Cirk an Zékli nous l’avons présenté lors d’un festival à la Réunion qui a eu lieu au mois de mai dernier. Entre temps le festival Rio loco est venu nous voir pour nous dire : « On aimerait que vous soyez présent sur notre événement mais on est en plein air... » La Pli i donn est un spectacle en salle habituellement. On a convenu de venir mais de montrer plusieurs formes, plusieurs projets. On a donc pensé à présenter des fragments du spectacle La Pli i donn et Cirk an Zékli. Cela nous permettait encore une fois de créer une occasion d’échanger et de partager.
À propos de rencontre, cela est un des aspects essentiels de votre travail. C’est pour vous un élément fondamental de votre création ?
Vincent Maillot : Complétement, pour travailler avec d’autres artistes et pour partager le plateau, il faut vraiment qu’il y ait quelque chose qui se passe. On doit sentir qu’il y a l’envie d’avancer ensemble. Tous les spectacles de Cirquons Flex, se sont créés de cette manière. A l’origine, il y avait une rencontre. Et lorsque ça se passait bien ça aboutissait à des spectacles.
ZOOM
Les projets à venir de la Compagnie Cirquons flex
Quels sont vos projets pour 2017 et 2018 ?
Vincent Maillot : On va créer un nouveau spectacle qui va être une forme légère pour la rue. Ce sera un duo autour du mat chinois avec Virginie.

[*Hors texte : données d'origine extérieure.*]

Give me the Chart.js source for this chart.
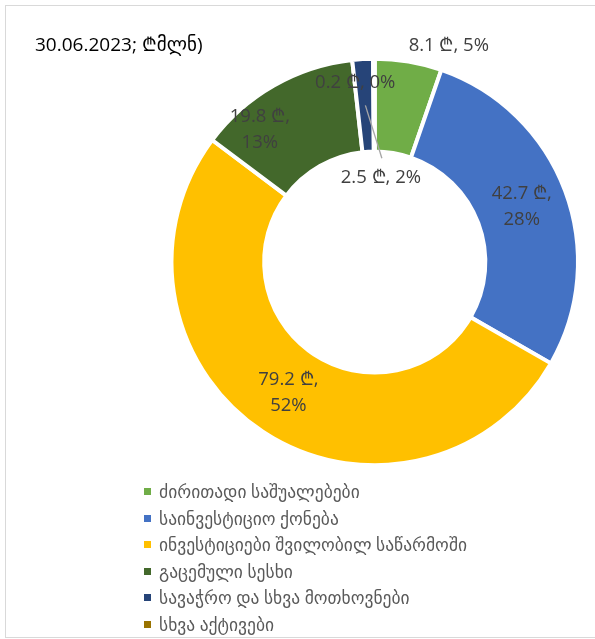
<!DOCTYPE html>
<html><head><meta charset="utf-8">
<script src="https://cdn.jsdelivr.net/npm/chart.js@4"></script>
<style>
html,body{margin:0;padding:0;background:#fff;}
#wrap{position:relative;width:595px;height:639px;overflow:hidden;background:#fff;}
#frame{position:absolute;left:5px;top:5px;width:620px;height:633px;border:1px solid #d9d9d9;box-sizing:border-box;}
#title{position:absolute;left:35px;top:32px;font-family:"Open Sans","DejaVu Sans",sans-serif;font-size:19px;line-height:24px;color:#000;white-space:nowrap;}
#chart{position:absolute;left:0;top:0;}
#legend{position:absolute;left:143px;top:478px;font-family:"Open Sans","DejaVu Sans",sans-serif;font-size:17.5px;color:#595959;}
.li{height:26.6px;line-height:26.6px;white-space:nowrap;position:relative;padding-left:16px;}
.li i{position:absolute;left:1px;top:10px;width:7px;height:7px;}
</style></head>
<body>
<div id="wrap">
  <div id="frame"></div>
  <canvas id="chart" width="595" height="639"></canvas>
  <div id="title"></div>
  <div id="legend"></div>
</div>
<script>
const titleText = "30.06.2023; ₾მლნ)";
const categories = [
  "ძირითადი საშუალებები",
  "საინვესტიციო ქონება",
  "ინვესტიციები შვილობილ საწარმოში",
  "გაცემული სესხი",
  "სავაჭრო და სხვა მოთხოვნები",
  "სხვა აქტივები"
];
const values = [8.1, 42.7, 79.2, 19.8, 2.5, 0.2];
const colors = ["#70AD47", "#4472C4", "#FFC000", "#43682B", "#264478", "#997300"];

// label placement relative to each slice (angle offset from slice middle in degrees, radius in px)
const labelPlacement = [
  {dAngle: 9.3, r: 229, wrap: false},
  {wrap: true},
  {wrap: true},
  {dAngle: -11.3, r: 175, wrap: true},
  {dAngle: 7.6, r: 84, wrap: false, leader: true},
  {dAngle: -6.0, r: 180, wrap: false}
];

document.getElementById('title').textContent = titleText;
const lg = document.getElementById('legend');
categories.forEach((c, i) => {
  const d = document.createElement('div'); d.className = 'li';
  const m = document.createElement('i'); m.style.background = colors[i];
  d.appendChild(m); d.appendChild(document.createTextNode(c));
  lg.appendChild(d);
});

const LABEL_FONT = '18.5px "Open Sans", "DejaVu Sans", sans-serif';
const sliceLabels = {
  id: 'sliceLabels',
  afterDatasetsDraw(chart) {
    const ctx = chart.ctx;
    const meta = chart.getDatasetMeta(0);
    const ds = chart.data.datasets[0].data;
    const total = ds.reduce((a, b) => a + b, 0);
    ctx.save();
    ctx.font = LABEL_FONT;
    ctx.fillStyle = '#404040';
    ctx.textAlign = 'center';
    ctx.textBaseline = 'middle';
    meta.data.forEach((arc, i) => {
      const p = labelPlacement[i] || {};
      const mid = (arc.startAngle + arc.endAngle) / 2;
      const midR = (arc.innerRadius + arc.outerRadius) / 2;
      const ang = mid + (p.dAngle || 0) * Math.PI / 180;
      const r = p.r !== undefined ? p.r : midR;
      const x = arc.x + Math.cos(ang) * r;
      const y = arc.y + Math.sin(ang) * r;
      const pct = Math.round(ds[i] / total * 100);
      const v = ds[i].toFixed(1) + ' ₾,';
      if (p.leader) {
        ctx.save();
        ctx.strokeStyle = '#a6a6a6';
        ctx.lineWidth = 1.3;
        ctx.beginPath();
        ctx.moveTo(arc.x + Math.cos(mid) * midR, arc.y + Math.sin(mid) * midR);
        ctx.lineTo(x + 1, y - 20);
        ctx.stroke();
        ctx.restore();
      }
      if (p.wrap) {
        ctx.fillText(v, x, y - 13);
        ctx.fillText(pct + '%', x, y + 13);
      } else {
        ctx.fillText(v + ' ' + pct + '%', x, y);
      }
    });
    ctx.restore();
  }
};

new Chart(document.getElementById('chart'), {
  type: 'doughnut',
  data: {
    labels: categories,
    datasets: [{
      data: values,
      backgroundColor: colors,
      borderColor: '#ffffff',
      borderWidth: 4,
      radius: 203.25,
      cutout: '54.4%'
    }]
  },
  options: {
    responsive: false,
    animation: false,
    events: [],
    layout: {padding: {left: 172, right: 17.5, top: 59, bottom: 174}},
    plugins: {legend: {display: false}, tooltip: {enabled: false}, title: {display: false}}
  },
  plugins: [sliceLabels]
});
</script>
</body></html>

Ce sera un spectacle de plein air, en circulaire, qui sortira au mois de mai 2018.
On va aussi poursuivre nos échanges avec de jeunes artistes de La Réunion, de Madagascar et d’Afrique du Sud à travers les dispositifs tels que Cirk an Zékli et des résidences de territoires.
Ces moments de résidences durent souvent deux semaines et nous permettent d’envahir un territoire avec notre cirque afin de le mettre en résonnance avec les formes artistiques existantes. Cela fait trois ans que l’on travaille dessus. L’année prochaine on va essayer d’exporter ces résidences en métropole.